Rotary tablet presses having two complete sets of the cams, feeders, pressure rolls, etc. necessary to form and discharge tablets are referred to as double sided machines. Since two tablets per station of tooling in the turret are produced for each revolution of the turret, these machines have twice the output of a single sided machine operating at the same turret speed. As such, double sided presses are normally used for products manufactured in large volumes. These machines, however, are also used to make tablets having two separate layers of material.
In two layer tablet production, the die cavities in the turret are filled to the desired level with the first layer material as they pass underneath the feeder on one side of the machine. This first layer material is then compressed, usually at a greatly reduced force level than what is normally used in single layer tablet making. After compression, the dies pass under the feeder on the other side of the machine and are filled to the appropriate level with second layer material. The dies, with both first and second material in them, then move to the final compression rolls where solid tablets are formed. Tablet ejection from the die cavities and scrape off follow.
Monitoring and controlling the weight of first layer material in a two layer operation is almost identical to single layer production. In general, the only difference is that a much lower compression force is used to tamp the material prior to introducing the second layer material. This first layer tamp is intended to make room in the die cavity for second layer material and provide a sharp demarcation line between layers.
Second layer weight monitoring and control is much more problematic since the compression signal generated during final tablet compression is affected by both first and second layer weight variations. Lower than target force signals may be the result of low first and/or low second layer weights. They could even result from very low first layer weights and high second layer weights or vice versa. Compounding this situation is the fact that the compression properties of each layer may be very different.

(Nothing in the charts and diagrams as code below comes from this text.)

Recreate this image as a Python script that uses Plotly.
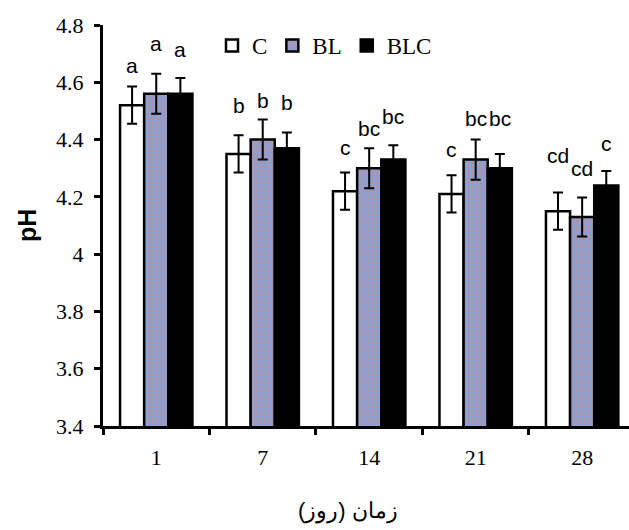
import plotly.graph_objects as go

days = ["1", "7", "14", "21", "28"]
series_names = ["C", "BL", "BLC"]
c_vals = [4.52, 4.35, 4.22, 4.21, 4.15]
bl_vals = [4.56, 4.40, 4.30, 4.33, 4.13]
blc_vals = [4.56, 4.37, 4.33, 4.30, 4.24]
c_err = [0.065, 0.065, 0.065, 0.065, 0.065]
bl_err = [0.07, 0.07, 0.07, 0.07, 0.068]
blc_err = [0.055, 0.055, 0.05, 0.05, 0.05]
c_letters = ["a", "b", "c", "c", "cd"]
bl_letters = ["a", "b", "bc", "bc", "cd"]
blc_letters = ["a", "b", "bc", "bc", "c"]
c_letter_y = [4.66, 4.52, 4.374, 4.364, 4.346]
bl_letter_y = [4.737, 4.538, 4.44, 4.475, 4.30]
blc_letter_y = [4.713, 4.528, 4.482, 4.475, 4.388]
y_ticks = [3.4, 3.6, 3.8, 4.0, 4.2, 4.4, 4.6, 4.8]
y_tick_text = ["3.4", "3.6", "3.8", "4", "4.2", "4.4", "4.6", "4.8"]

serif = "Liberation Serif, Times New Roman, serif"
sans = "Liberation Sans, Arial, sans-serif"

fig = go.Figure()
err_style = dict(type="data", visible=True, color="black", thickness=2, width=5)
fig.add_trace(go.Bar(
    name=series_names[0], x=days, y=c_vals,
    error_y=dict(array=c_err, **err_style),
    marker=dict(color="white", line=dict(color="black", width=2.5)),
))
fig.add_trace(go.Bar(
    name=series_names[1], x=days, y=bl_vals,
    error_y=dict(array=bl_err, **err_style),
    marker=dict(color="#86a2d8", line=dict(color="black", width=2.5),
                pattern=dict(shape=".", fgcolor="#e8806a", size=4, solidity=0.4)),
))
fig.add_trace(go.Bar(
    name=series_names[2], x=days, y=blc_vals,
    error_y=dict(array=blc_err, **err_style),
    marker=dict(color="black", line=dict(color="black", width=2.5)),
))

annotations = []
for letters, ly, shift in [(c_letters, c_letter_y, -24), (bl_letters, bl_letter_y, 0), (blc_letters, blc_letter_y, 24)]:
    for i, (t, yv) in enumerate(zip(letters, ly)):
        annotations.append(dict(x=i, y=yv, text=t, xref="x", yref="y", xshift=shift,
                                showarrow=False, font=dict(family=sans, size=21, color="black")))

L, R, T, B = 103, 0, 25, 104
W, H = 629, 530
pw, ph = W - L - R, H - T - B
def to_paper(px, py):
    return (px - L) / pw, (H - B - py) / ph

px_, py_ = to_paper(27, 226)
annotations.append(dict(x=px_, y=py_, xref="paper", yref="paper", text="<b>pH</b>", textangle=-90,
                        xanchor="center", yanchor="middle",
                        showarrow=False, font=dict(family=sans, size=25, color="black")))
px_, py_ = to_paper(348, 511)
annotations.append(dict(x=px_, y=py_, xref="paper", yref="paper", text="زمان (روز)", showarrow=False,
                        xanchor="center", yanchor="middle",
                        font=dict(family=sans, size=22, color="black")))

lx, ly_ = to_paper(212, 24)
fig.update_layout(
    width=W, height=H,
    margin=dict(l=L, r=R, t=T, b=B, autoexpand=False),
    plot_bgcolor="white", paper_bgcolor="white",
    barmode="group", bargap=0.32, bargroupgap=0,
    showlegend=True,
    legend=dict(orientation="h", x=lx, y=ly_, xanchor="left", yanchor="top",
                font=dict(family=serif, size=23, color="black"), itemwidth=30,
                bgcolor="rgba(0,0,0,0)", tracegroupgap=0),
    annotations=annotations,
    xaxis=dict(range=[-0.5, 4.44], showline=True, linecolor="black", linewidth=3,
               ticks="outside", tickson="boundaries", ticklen=6, tickwidth=3, tickcolor="black",
               ticklabelstandoff=10,
               tickfont=dict(family=serif, size=22, color="black"), showgrid=False, zeroline=False,
               automargin=False),
    yaxis=dict(range=[3.4, 4.8], tickvals=y_ticks, ticktext=y_tick_text, showline=True,
               linecolor="black", linewidth=3, ticks="outside", ticklen=6, tickwidth=3,
               tickcolor="black", ticklabelstandoff=6, automargin=False,
               tickfont=dict(family=serif, size=22, color="black"), showgrid=False, zeroline=False),
)
fig.write_html("out.html", config={"displayModeBar": False},
               post_script="document.body.style.margin='0';document.body.style.overflow='hidden';")
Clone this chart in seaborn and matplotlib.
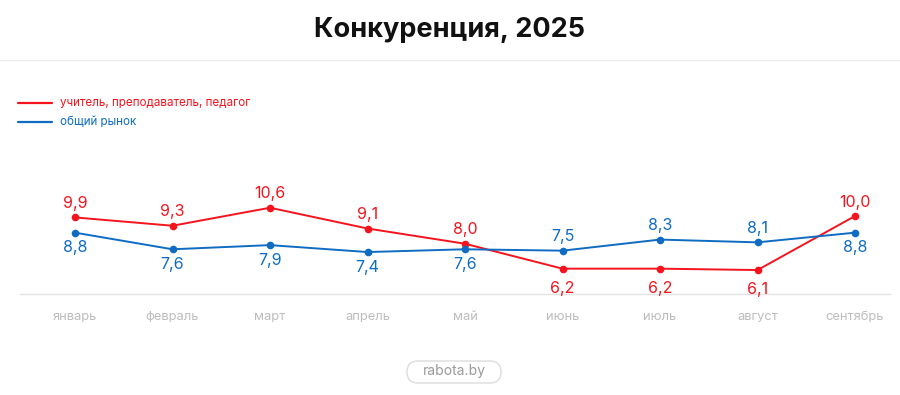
import matplotlib
matplotlib.use("Agg")
import matplotlib.pyplot as plt
from matplotlib.patches import FancyBboxPatch
from matplotlib.lines import Line2D
from matplotlib.transforms import IdentityTransform
import seaborn as sns
import pandas as pd

# ------------------------------------------------------------
# DATA
# ------------------------------------------------------------

months = ['январь', 'февраль', 'март', 'апрель', 'май',
          'июнь', 'июль', 'август', 'сентябрь']

teacher = [9.9, 9.3, 10.6, 9.1, 8.0, 6.2, 6.2, 6.1, 10.0]
market = [8.8, 7.6, 7.9, 7.4, 7.6, 7.5, 8.3, 8.1, 8.8]

teacher_name = 'учитель, преподаватель, педагог'
market_name = 'общий рынок'

RED = '#f5141e'
BLUE = '#0f6cc2'

sns.set_theme(style='white')
plt.rcParams['font.family'] = ['Inter', 'DejaVu Sans']

fig = plt.figure(figsize=(9, 3.95), dpi=100)
ax = fig.add_axes([20 / 900, 101 / 395, 870 / 900, 144 / 395])

df = pd.DataFrame({'month': months, 'teacher': teacher, 'market': market})

sns.lineplot(data=df, x='month', y='teacher', ax=ax, color=RED,
             linewidth=1.4, marker='o', markersize=5.5, markeredgewidth=0)
sns.lineplot(data=df, x='month', y='market', ax=ax, color=BLUE,
             linewidth=1.4, marker='o', markersize=5.5, markeredgewidth=0)

ax.set_xlim(-55 / 97.5, 8 + 35 / 97.5)
ax.set_ylim(4.37, 14.77)

# value labels: upper series label above, lower below
for i in range(len(months)):
    t, m = teacher[i], market[i]
    t_up = t >= m
    ax.annotate(f'{t:.1f}'.replace('.', ','), (i, t),
                xytext=(0, 10 if t_up else -14), textcoords='offset points',
                ha='center', va='center', color=RED, fontsize=11.5)
    ax.annotate(f'{m:.1f}'.replace('.', ','), (i, m),
                xytext=(0, -11 if t_up else 10), textcoords='offset points',
                ha='center', va='center', color=BLUE, fontsize=11.5)

for s in ['top', 'right', 'left']:
    ax.spines[s].set_visible(False)
ax.spines['bottom'].set_color('#e2e2e2')
ax.spines['bottom'].set_linewidth(1)
ax.set_yticks([])
ax.set_xlabel('')
ax.set_ylabel('')
ax.tick_params(axis='x', length=0, pad=12, labelsize=9.3, labelcolor='#bdbdbd')

# title and separator
fig.text(0.5, 1 - 30 / 395, 'Конкуренция, 2025', ha='center', va='center',
         fontsize=19.5, fontweight='bold', color='#111111')
fig.add_artist(Line2D([0, 1], [1 - 60 / 395] * 2, color='#ececec', linewidth=1))

# legend
for y, col, name in [(103, RED, teacher_name), (122, BLUE, market_name)]:
    yy = 1 - y / 395
    fig.add_artist(Line2D([18 / 900, 52 / 900], [yy, yy], color=col, linewidth=1.6))
    fig.text(60 / 900, yy, name, ha='left', va='center', color=col, fontsize=8.4)

# footer badge (pixel coordinates)
badge = FancyBboxPatch((407, 395 - 383), 94, 22,
                       boxstyle='round,pad=0,rounding_size=11',
                       transform=IdentityTransform(), facecolor='white',
                       edgecolor='#dcdcdc', linewidth=1)
fig.add_artist(badge)
fig.text(454 / 900, 1 - 371 / 395, 'rabota.by', ha='center', va='center',
         color='#9a9a9a', fontsize=10)

plt.savefig('out.png', dpi=100)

Currently two approaches are used to control tablet weights for a two layer process. The first is to monitor and control only the first layer side. Second layer (final) compression forces may or may not be monitored for the purpose of rejecting bad tablets but no automatic adjustments are made to the second layer fill mechanism. The second approach involves actual control of both first and second layer material. First layer weights are monitored and controlled the same way as for single layer production. Second layer control is achieved in much the same way except that the second layer control loop must be desensitized to the measured compression force errors (deviations from set point) arising from first layer weight variations. This is accomplished by decreasing the second layer control loop gain.
Although the second control scheme described above can result in improved second layer weight control, its success is highly dependent upon the degree to which the first layer is being controlled. Even for well behaved first layer materials, weight control of the second layer is less than optimum because the control loop gain must be reduced so as not to overact to the variation, or noise, from the first layer.

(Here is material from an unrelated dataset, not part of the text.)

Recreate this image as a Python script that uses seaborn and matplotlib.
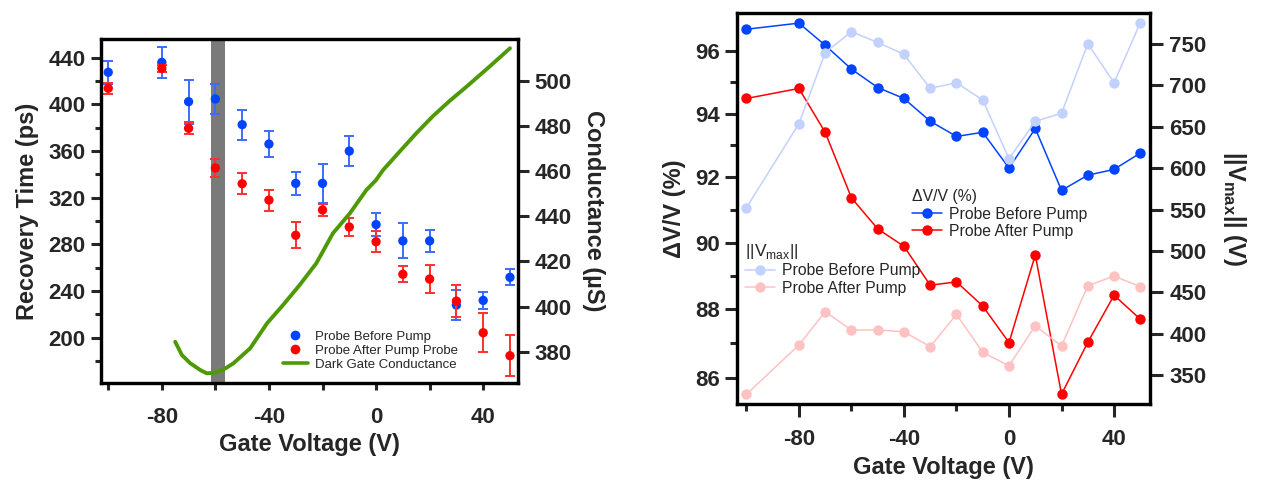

Accordingly, it is an object of this invention to provide a tablet press control mechanism suitable for the manufacture of a multilayer tablet whereby tablet compression information for each layer is precisely monitored and a method therefore.

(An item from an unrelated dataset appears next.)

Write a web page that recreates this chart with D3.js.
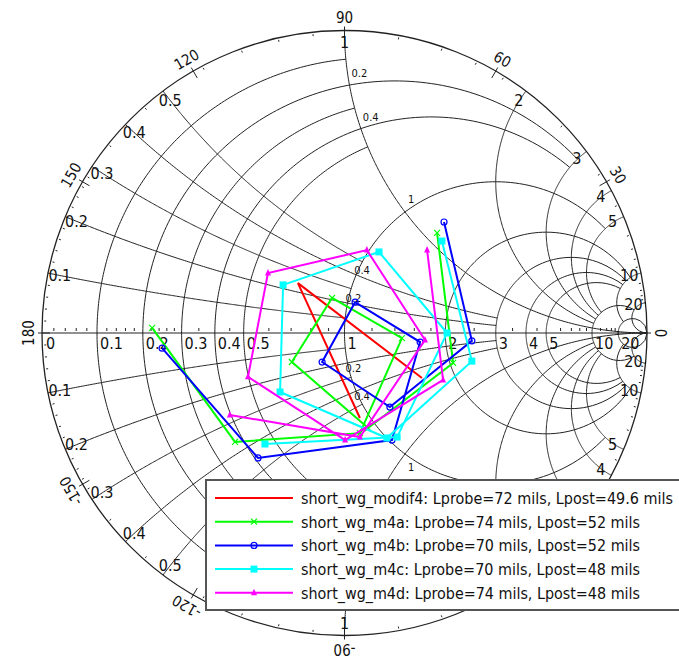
<!DOCTYPE html>
<html>
<head>
<meta charset="utf-8">
<script src="https://cdn.jsdelivr.net/npm/d3@7"></script>
<style>
  body { margin: 0; background: #fff; }
  svg text { font-family: "Liberation Sans Narrow", "DejaVu Sans Condensed", "Liberation Sans", sans-serif; fill: #111; }
</style>
</head>
<body>
<svg id="chart" width="679" height="658"></svg>
<script>
// reflection coefficient (re, im) of each sweep
const modif4 = [[0.256, -0.149], [-0.154, 0.165], [0.051, -0.281]];
const m4a = [[0.306, 0.331], [0.359, -0.099], [0.078, -0.314], [-0.174, -0.096], [-0.041, 0.116],
             [0.190, -0.017], [0.051, -0.331], [-0.362, -0.360], [-0.636, 0.017]];
const m4b = [[0.329, 0.367], [0.421, -0.026], [0.150, -0.245], [-0.074, -0.096], [0.035, 0.102],
             [0.250, -0.030], [0.157, -0.354], [-0.286, -0.413], [-0.603, -0.050]];
const m4c = [[0.322, 0.304], [0.421, -0.093], [0.140, -0.347], [-0.213, -0.195], [-0.203, 0.159],
             [0.114, 0.268], [0.339, 0.000], [0.174, -0.344], [-0.263, -0.367]];
const m4d = [[0.273, 0.274], [0.326, -0.155], [0.002, -0.354], [-0.319, -0.145], [-0.253, 0.198],
             [0.074, 0.274], [0.266, -0.023], [0.051, -0.344], [-0.379, -0.271]];

const seriesData = [modif4, m4a, m4b, m4c, m4d];
const seriesLabels = [
  'short_wg_modif4: Lprobe=72 mils, Lpost=49.6 mils',
  'short_wg_m4a: Lprobe=74 mils, Lpost=52 mils',
  'short_wg_m4b: Lprobe=70 mils, Lpost=52 mils',
  'short_wg_m4c: Lprobe=70 mils, Lpost=48 mils',
  'short_wg_m4d: Lprobe=74 mils, Lpost=48 mils'
];
const seriesColors = ['#ff0000', '#00ff00', '#0000ff', '#00ffff', '#ff00ff'];
const seriesMarkers = ['none', 'cross', 'circle', 'square', 'triangle'];
const legendWidths = [372, 339, 339, 339, 339];

// smith grid: circle values and where each one is cut off
const gridValues = [0.1, 0.2, 0.3, 0.4, 0.5, 1, 2, 3, 4, 5, 10, 20];
const gridLabels = ['0.1', '0.2', '0.3', '0.4', '0.5', '1', '2', '3', '4', '5', '10', '20'];
const resistanceClip = [1, 3, 1, 3, 1, 5, 10, 10, 10, 10, 20, Infinity];
const reactanceClip = [1, 3, 1, 3, 1, Infinity, 10, 10, 10, 10, 20, Infinity];
const minorTicks = [0.02, 0.04, 0.06, 0.08, 0.12, 0.14, 0.16, 0.18, 0.22, 0.24, 0.26, 0.28, 0.35, 0.45,
                    0.6, 0.7, 0.8, 0.9, 1.2, 1.4, 1.6, 1.8, 2.5, 3.5, 4.5, 6, 7, 8, 9, 12, 14, 16, 18];
const angleTicks = [0, 30, 60, 90, 120, 150, 180, -150, -120, -90, -60, -30];

const cx = 344.5, cy = 333, R = 302.5;
const legendBox = { x: 206, y: 480, w: 490, h: 130 };
const svg = d3.select('#chart');
const x = d3.scaleLinear().domain([-1, 1]).range([cx - R, cx + R]);
const y = d3.scaleLinear().domain([-1, 1]).range([cy + R, cy - R]);
const line = d3.line().x(d => x(d[0])).y(d => y(d[1]));

// z = r + jx  ->  gamma = (z - 1) / (z + 1)
function gamma(r, xv) {
  const a = r - 1, c = r + 1, den = c * c + xv * xv;
  return [(a * c + xv * xv) / den, (xv * c - a * xv) / den];
}

// labels that sit under the legend box are not visible in the original
function underLegend(px, py) {
  return px > legendBox.x - 6 && py > legendBox.y - 6 && py < legendBox.y + legendBox.h + 6;
}

const grid = svg.append('g').attr('fill', 'none').attr('stroke', '#222').attr('stroke-width', 1);
grid.append('circle').attr('cx', cx).attr('cy', cy).attr('r', R).attr('stroke-width', 1.3);
grid.append('line').attr('x1', x(-1)).attr('x2', x(1)).attr('y1', y(0)).attr('y2', y(0));

gridValues.forEach((v, i) => {
  const u = Math.atan(resistanceClip[i]);
  const pts = d3.range(241).map(k => gamma(v, Math.tan(-u + 2 * u * k / 240)));
  grid.append('path').attr('d', line(pts));
  const w = Math.atan(reactanceClip[i]);
  [1, -1].forEach(s => {
    const arc = d3.range(241).map(k => gamma(Math.tan(w * k / 240), s * v));
    grid.append('path').attr('d', line(arc));
  });
});

// minor ticks on the real axis and round the rim
minorTicks.forEach(t => {
  const g0 = gamma(t, 0)[0];
  grid.append('line').attr('x1', x(g0)).attr('x2', x(g0)).attr('y1', y(0) - 5).attr('y2', y(0) - 2);
  [1, -1].forEach(s => {
    const p = gamma(0, s * t), a = Math.atan2(p[1], p[0]);
    grid.append('line')
      .attr('x1', cx + (R - 4) * Math.cos(a)).attr('y1', cy - (R - 4) * Math.sin(a))
      .attr('x2', cx + (R - 2) * Math.cos(a)).attr('y2', cy - (R - 2) * Math.sin(a));
  });
});

// angle ticks and labels
angleTicks.forEach(d => {
  const a = d * Math.PI / 180;
  grid.append('line')
    .attr('x1', cx + (R - 8) * Math.cos(a)).attr('y1', cy - (R - 8) * Math.sin(a))
    .attr('x2', cx + (R + 4) * Math.cos(a)).attr('y2', cy - (R + 4) * Math.sin(a));
  const lx = cx + (R + 13) * Math.cos(a), ly = cy - (R + 13) * Math.sin(a);
  if (underLegend(lx, ly)) return;
  svg.append('text').attr('x', lx).attr('y', ly)
    .attr('transform', `rotate(${90 - d},${lx},${ly})`)
    .attr('text-anchor', 'middle').attr('dominant-baseline', 'central')
    .attr('font-size', 15).text(d);
});

const labels = svg.append('g').attr('font-size', 16);
// resistance labels on the axis
labels.append('text').attr('x', x(-1) + 4).attr('y', cy + 16).text('0');
gridValues.forEach((v, i) => {
  labels.append('text').attr('x', x(gamma(v, 0)[0]) + 3).attr('y', cy + 16).text(gridLabels[i]);
  // reactance labels just inside the rim
  [1, -1].forEach(s => {
    const p = gamma(0, s * v);
    const lx = x(p[0] * 0.96), ly = y(p[1] * 0.96);
    if (underLegend(lx, ly)) return;
    labels.append('text').attr('x', lx).attr('y', ly)
      .attr('text-anchor', 'middle').attr('dominant-baseline', 'central')
      .text(gridLabels[i]);
  });
});

// small labels on the r = 1 circle and the x = 1 arcs
const small = svg.append('g').attr('font-size', 11);
function smallLabel(px, py, t) {
  if (!underLegend(px, py)) small.append('text').attr('x', px).attr('y', py).text(t);
}
[1, -1].forEach(s => {
  [0.2, 0.4].forEach(v => {
    const p = gamma(1, s * v);
    smallLabel(x(p[0]) - 2, y(p[1]) + (s > 0 ? -1 : 9), v);
    const q = gamma(v, s);
    smallLabel(x(q[0]) + 2, y(q[1]) + (s > 0 ? -8 : 16), v);
  });
  const c = gamma(1, s);
  smallLabel(x(c[0]) + 3, y(c[1]) + (s > 0 ? -9 : 17), '1');
});

function drawMarker(g, px, py, type, color) {
  if (type === 'cross') {
    g.append('path').attr('d', `M${px - 3},${py - 3}L${px + 3},${py + 3}M${px - 3},${py + 3}L${px + 3},${py - 3}`)
      .attr('stroke', color).attr('stroke-width', 1.2).attr('fill', 'none');
  } else if (type === 'circle') {
    g.append('circle').attr('cx', px).attr('cy', py).attr('r', 3)
      .attr('stroke', color).attr('stroke-width', 1.2).attr('fill', 'none');
  } else if (type === 'square') {
    g.append('rect').attr('x', px - 3.5).attr('y', py - 3.5).attr('width', 7).attr('height', 7).attr('fill', color);
  } else if (type === 'triangle') {
    g.append('path').attr('d', `M${px},${py - 4}L${px + 3},${py + 2.5}L${px - 3},${py + 2.5}Z`).attr('fill', color);
  }
}

seriesData.forEach((pts, i) => {
  const g = svg.append('g');
  g.append('path').attr('d', line(pts)).attr('fill', 'none')
    .attr('stroke', seriesColors[i]).attr('stroke-width', 2);
  pts.forEach(p => drawMarker(g, x(p[0]), y(p[1]), seriesMarkers[i], seriesColors[i]));
});

// legend
const legend = svg.append('g');
legend.append('rect').attr('x', legendBox.x).attr('y', legendBox.y)
  .attr('width', legendBox.w).attr('height', legendBox.h)
  .attr('fill', '#fff').attr('stroke', '#555').attr('stroke-width', 2);
seriesLabels.forEach((t, i) => {
  const ly = 498 + i * 23.7;
  legend.append('line').attr('x1', 215).attr('x2', 293).attr('y1', ly).attr('y2', ly)
    .attr('stroke', seriesColors[i]).attr('stroke-width', 2);
  drawMarker(legend, 254, ly, seriesMarkers[i], seriesColors[i]);
  legend.append('text').attr('x', 301).attr('y', ly + 6).attr('font-size', 16)
    .attr('textLength', legendWidths[i]).attr('lengthAdjust', 'spacingAndGlyphs').text(t);
});
</script>
</body>
</html>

It is a further object of this invention to provide a method for the manufacture of a multilayer tablet that permits the monitoring and controlling of the compression information for each individual layer independently.
It is a further object of this invention to provide a method for the manufacture of a multilayer tablet that permits a quality determination (i.e., a rejection decision) of the tablet based on the compression information for each layer of the tablet independently. That is, a rejection decision may be made based on the compression information for any layer independent from the compression information for the remaining layers.
It is an additional object of this invention to provide a method for the manufacture of a two-layer tablet utilizing a double-sided rotary multilayer tablet press that precisely monitors tablet compression information for each layer independently.